Of course, it’s not necessary to drive the road’s entire length to appreciate its many attractions. A week, or even less, can cover a lot of territory.

“Coming from Japan, you could fly into Los Angeles, then enjoy the stretch through Barstow, California, and into Arizona, going through Oatman, Kingman and Seligman to as far east as Williams or Flagstaff,” McClanahan suggests. “The vast reaches of the Mojave Desert you’d cross along the way are awe inspiring, and the rugged, scary, twisting trip through the mountains near the old gold-mining town of Oatman is not to be missed. Kingman has a great Route 66 Museum and the Hackberry general store there is a visual treat. and Seligman is home to Angel Delgadillo’s barber shop and also the Snow Cap drive-in — both historic Route 66 landmarks.

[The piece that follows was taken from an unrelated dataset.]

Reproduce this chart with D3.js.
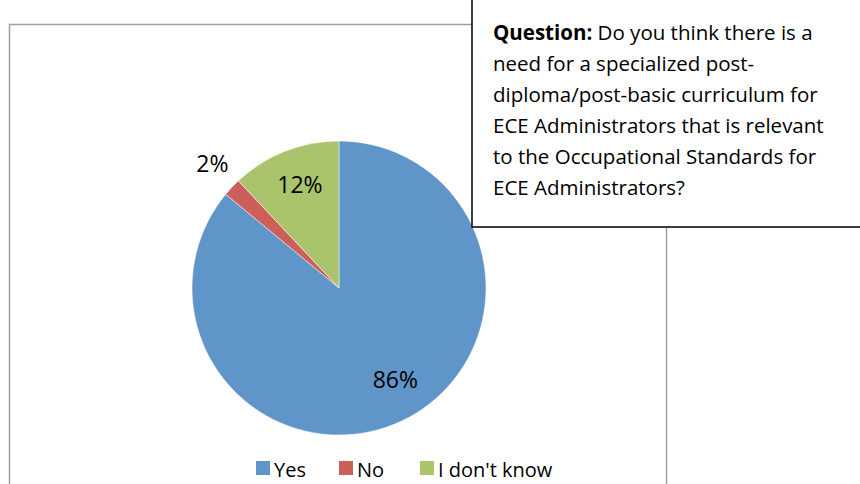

Then, from Williams, there’s easy access to the Grand Canyon.

“My home state of Oklahoma is also full of fascinating attractions and history,” he adds. “You could fly into Oklahoma City or Tulsa, then see nearby sights such as the Blue Whale, Round Barn, Coleman Theatre, the Sidewalk Highway, Totem Pole Park, miles of scenic Route 66, old iron bridges, Old West attractions and all kinds of museums.”

Having seen much of the old road from end to end, I find it hard to play favorites. Nonetheless, what stirred my most vivid memories was the moment I knew I was on Route 66, even before I saw the signs — due to the characteristic ka-THUMP, ka-THUMP as the tires hit the seams that join its old concrete-slab sections. It was a rhythm that rocked me back magically to another time.